To upload a new dataset, select a data file containing a gene expression matrix. This file can be a sparse matrix file in Matrix Market format (.mtx, as produced by scipy.io.mmwrite) or a dense matrix as a space or tab-delimited file (as produced by np.savetxt). The file should not contain any headers. Make sure to indicate whether the file is genes-by-cells or cells-by-genes.
After updating the data, you will eventually be redirected to a view that looks like the one above. On the top, there are two plots. The plot on the left shows the distribution of total read counts per cell. The plot on the right shows the relationship between mean and variance for all genes.
- Number of clusters: If the number of cell types is known, use the number of cell types here. Otherwise, this can be set to 0, which automatically infers the number of clusters using a gap score metric. Alternatively, setting this to between 10 and 20 usually produces reasonable results (clusters can be merged or split later on).
- Visualization method: How to create a scatterplot of cells using the output of Uncurl. One of MDS, PCA, tSNE, or UMAP. Default: tSNE.
- Baseline visualization method: How to create a scatterplot of cells without using Uncurl. One of PCA, tSNE, or UMAP. Default: tSNE.
- Remove cells with read counts greater/less than: This should be self-explanatory. Cells removed this way will not be used in the downstream processing. The default is to remove the top and bottom 5% of cells by total read count. If you want to include all cells, set the first number to 0 and the second number to a very high number.
- Distribution: For UMI or count-valued data, Poisson usually is best. For normalized counts (FPKM, RPKM,...), you might want to use log-normal. If the data has already been log-transformed, Gaussian might be preferable.
- Fraction of genes to include: As a preprocessing step, Uncurl selects a subset of genes for inference using variance-based selection. By default, this is 0.2.
- Fraction of cells to include for visualization: If there is a large number of cells, then the number of cells can be subsampled for the dimensionality reduction, to reduce computational and data transfer requirements. By default, this sets it so that the number of cells retained is at most about 1500. Set this to 1.0 to include all cells.
- Normalize cells by read count: If this is set to true, then for all cells, the read counts will be divided by the total read count for that cell, and then multiplied by the median read count for all cells.
After Uncurl has finished running, you will be redirected to a page that looks like the one above. The graph on the left is a scatterplot that shows a dimensionally reduced view of the cells or cluster means. The graph on the right shows the top genes for the selected cluster, or relationships between clusters.
To change the scatterplot view, click on the radio buttons above the plot, circled in red. The default view shows the cluster means. The "Processed cells" option shows a scatterplot with all cells.
To change the cluster being shown on the barplot, click on any cell or cluster mean.
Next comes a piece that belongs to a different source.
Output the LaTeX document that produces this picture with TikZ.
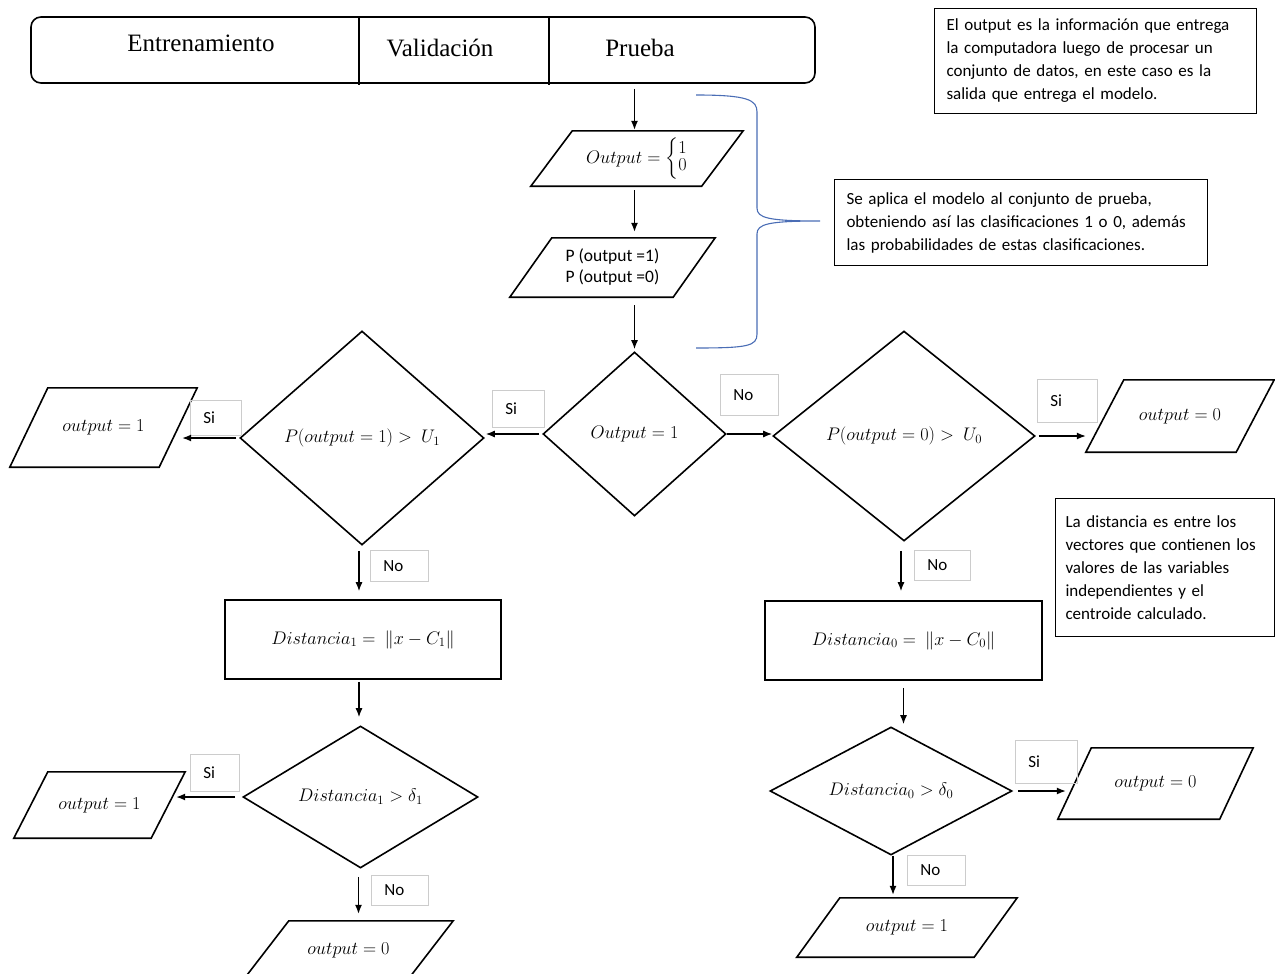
\RequirePackage{fix-cm}
\documentclass[tikz,border=0pt]{standalone}
\usepackage[no-math]{fontspec}
\usepackage{amsmath}
\setmainfont{Carlito}
\newfontfamily\barfont{Liberation Serif}
\usetikzlibrary{arrows.meta}
\usetikzlibrary{shapes.geometric}
\definecolor{bracecol}{HTML}{4A6DB5}

% slanted data frame around a rectangular node: #1 node name, #2 half of the slant
\newcommand\slantframe[2]{%
  \draw[shapeline] ([xshift=#2]#1.north west) -- ([xshift=#2]#1.north east)
    -- ([xshift=-#2]#1.south east) -- ([xshift=-#2]#1.south west) -- cycle;}

\begin{document}
\begin{tikzpicture}[x=1pt,y=-1pt,
  shapeline/.style={draw, line width=1.6},
  mathfont/.style={font=\fontsize{18.2}{22}\selectfont},
  decision/.style={diamond, shapeline, inner sep=0, aspect=2, mathfont},
  io/.style={rectangle, inner sep=0, mathfont},
  process/.style={rectangle, shapeline, inner sep=0, mathfont},
  bartext/.style={font=\barfont\fontsize{25}{28}\selectfont, inner sep=0},
  arr/.style={-{Latex[length=9,width=7]}, line width=1.3},
  tag/.style={draw=black!20, line width=0.8, anchor=north west, inner xsep=13, inner ysep=0,
              align=left, font=\fontsize{17}{19}\selectfont},
  note/.style={draw, line width=1, anchor=north west, inner xsep=12, inner ysep=0,
               align=left, font=\fontsize{17}{23}\selectfont},
  brace/.style={draw=bracecol, line width=1.1}
]
\useasboundingbox (0,0) rectangle (1275,974);

% data split bar
\node[shapeline, rounded corners=10, minimum width=784, minimum height=66, inner sep=0] (bar) at (423,50) {};
\draw[line width=1.6] (359,17) -- (359,85);
\draw[line width=1.6] (549,17) -- (549,85);
\node[bartext] (cell1) at (201,43) {Entrenamiento};
\node[bartext] (cell2) at (440,48) {Validación};
\node[bartext] (cell3) at (640,48) {Prueba};

% notes
\node[note, minimum width=322, minimum height=105, text width=298] (n1) at (934,8)
  {El output es la información que entrega\\la computadora luego de procesar un\\conjunto de datos, en este caso es la\\salida que entrega el modelo.};
\node[note, minimum width=373, minimum height=86, text width=349] (n2) at (834,179)
  {Se aplica el modelo al conjunto de prueba,\\obteniendo así las clasificaciones 1 o 0, además\\las probabilidades de estas clasificaciones.};
\node[note, minimum width=219, minimum height=138, text width=199, inner xsep=10] (n3) at (1055,498)
  {La distancia es entre los\\vectores que contienen los\\valores de las variables\\independientes y el\\centroide calculado.};

% central column
\node[io, minimum width=170.5, minimum height=55] (p1) at (637,158.5)
  {$Output = \left\{\renewcommand{\arraystretch}{0.8}\begin{array}{@{}l@{}}1\\0\end{array}\right.$};
\slantframe{p1}{20.75}
\node[io, minimum width=163, minimum height=59, align=center, font=\fontsize{17.5}{21}\selectfont] (p2) at (612.5,267.5)
  {P (output =1)\\P (output =0)};
\slantframe{p2}{21}
\node[decision, minimum width=183, minimum height=164] (d0) at (634.5,434) {$Output = 1$};

% left branch
\node[decision, minimum width=244, minimum height=214] (dl) at (362,438) {$P(output = 1) >\ U_1$};
\node[io, minimum width=149, minimum height=79] (l1) at (103.5,427.5) {$output = 1$};
\slantframe{l1}{19}
\node[process, minimum width=276, minimum height=79] (bl) at (363,639.5) {$Distancia_1 =\ \lVert x - C_1\rVert$};
\node[decision, minimum width=235, minimum height=142] (dl2) at (360.5,797) {$Distancia_1 > \delta_1$};
\node[io, minimum width=137, minimum height=66] (l2) at (99.5,805) {$output = 1$};
\slantframe{l2}{17}
\node[io, minimum width=164, minimum height=58] (l3) at (348.5,950) {$output = 0$};
\slantframe{l3}{22.5}

% right branch
\node[decision, minimum width=262, minimum height=210] (dr) at (904,436) {$P(output = 0) >\ U_0$};
\node[io, minimum width=150, minimum height=72] (r1) at (1180,416) {$output = 0$};
\slantframe{r1}{19}
\node[process, minimum width=277, minimum height=79] (br) at (903.5,640.5) {$Distancia_0 =\ \lVert x - C_0\rVert$};
\node[decision, minimum width=242, minimum height=128] (dr2) at (891,791) {$Distancia_0 > \delta_0$};
\node[io, minimum width=161.5, minimum height=71] (r2) at (1155.5,783.5) {$output = 0$};
\slantframe{r2}{16.75}
\node[io, minimum width=177, minimum height=59] (r3) at (907,927.5) {$output = 1$};
\slantframe{r3}{21.5}

% branch tags
\node[tag, minimum width=52, minimum height=37, text width=26] (ta) at (492,390) {Si};
\node[tag, minimum width=58, minimum height=41, text width=32] (tb) at (720,374) {No};
\node[tag, minimum width=51, minimum height=35, text width=25] (tc) at (190,400) {Si};
\node[tag, minimum width=58, minimum height=31, text width=32] (td) at (370,550) {No};
\node[tag, minimum width=49, minimum height=37, text width=23] (te) at (190,754) {Si};
\node[tag, minimum width=57, minimum height=30, text width=31] (tf) at (371,875) {No};
\node[tag, minimum width=60, minimum height=43, text width=34] (tg) at (1037,379) {Si};
\node[tag, minimum width=56, minimum height=30, text width=30] (th) at (914,550) {No};
\node[tag, minimum width=62, minimum height=43, text width=36] (ti) at (1015,740) {Si};
\node[tag, minimum width=58, minimum height=30, text width=32] (tj) at (907,855) {No};

% connectors
\draw[arr, shorten <=5, shorten >=1] (bar.south -| d0.north) -- (p1.north -| d0.north);
\draw[arr, shorten <=4, shorten >=6] (p1.south -| d0.north) -- (p2.north -| d0.north);
\draw[arr, shorten <=8, shorten >=2] (p2.south -| d0.north) -- (d0.north);
\draw[arr, shorten <=3, shorten >=1] (d0.west) -- (d0.west -| dl.east);
\draw[arr] (d0.east) -- (d0.east -| dr.west);
\draw[arr, shorten <=3, shorten >=4] (dl.west) -- (dl.west -| l1.east);
\draw[arr, shorten <=5, shorten >=8] ([xshift=-3]dl.south) -- ([xshift=-3]dl.south |- bl.north);
\draw[arr, shorten <=2, shorten >=8] ([xshift=-4]bl.south) -- ([xshift=-4]bl.south |- dl2.north);
\draw[arr, shorten <=7, shorten >=8] (dl2.west) -- (dl2.west -| l2.east);
\draw[arr, shorten <=8, shorten >=7] ([xshift=-2]dl2.south) -- ([xshift=-2]dl2.south |- l3.north);
\draw[arr, shorten <=3, shorten >=19] (dr.east) -- (dr.east -| r1.west);
\draw[arr, shorten <=9, shorten >=9] ([xshift=-3]dr.south) -- ([xshift=-3]dr.south |- br.north);
\draw[arr, shorten <=7, shorten >=2] (br.south) -- (br.south |- dr2.north);
\draw[arr, shorten <=5, shorten >=8.75] (dr2.east) -- (dr2.east -| r2.west);
\draw[arr, shorten >=3] ([xshift=2]dr2.south) -- ([xshift=2]dr2.south |- r3.north);

% brace grouping the test-set steps
\coordinate (btop) at (696,95);
\coordinate (btip) at (820,221);
\coordinate (bbot) at (696,348);
\draw[brace] (btop) .. controls (748,95) and (757,100) .. (757,112) -- (757,208)
  .. controls (757,218) and (768,221) .. (btip)
  .. controls (768,221) and (757,224) .. (757,234) -- (757,334)
  .. controls (757,346) and (748,348) .. (bbot);
\end{tikzpicture}
\end{document}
To change the color scheme, use the "Label scheme" dropdown. This also allows you to upload a new color scheme for visualization.
Interacting with the plot
Double click on a cluster name to see only that cluster. Single click on a cluster name to toggle its visibility.
Mousing over the top right of the plot will show a control panel. This allows you to zoom in/out, select cells, or save the plot.
Gene set databases
UNCURL-App currently contains interfaces to three gene set databases: Enrichr, CellMarker, and CellMeSH. These databases can be used to aid in identifying cell types corresponding to clusters.
This is an interface to the Enrichr tool (http://amp.pharm.mssm.edu/Enrichr/). This does not include all gene set libraries present in Enrichr, just the ones that might be helpful in identifying cell types.
New cell labels
New labels for each cell can be uploaded by selecting "New color track" from the "Label scheme" dropdown.
Merging, splitting, re-analysis
Using the scatterplot, the user can merge or split existing clusters, or create a new cluster from selected cells.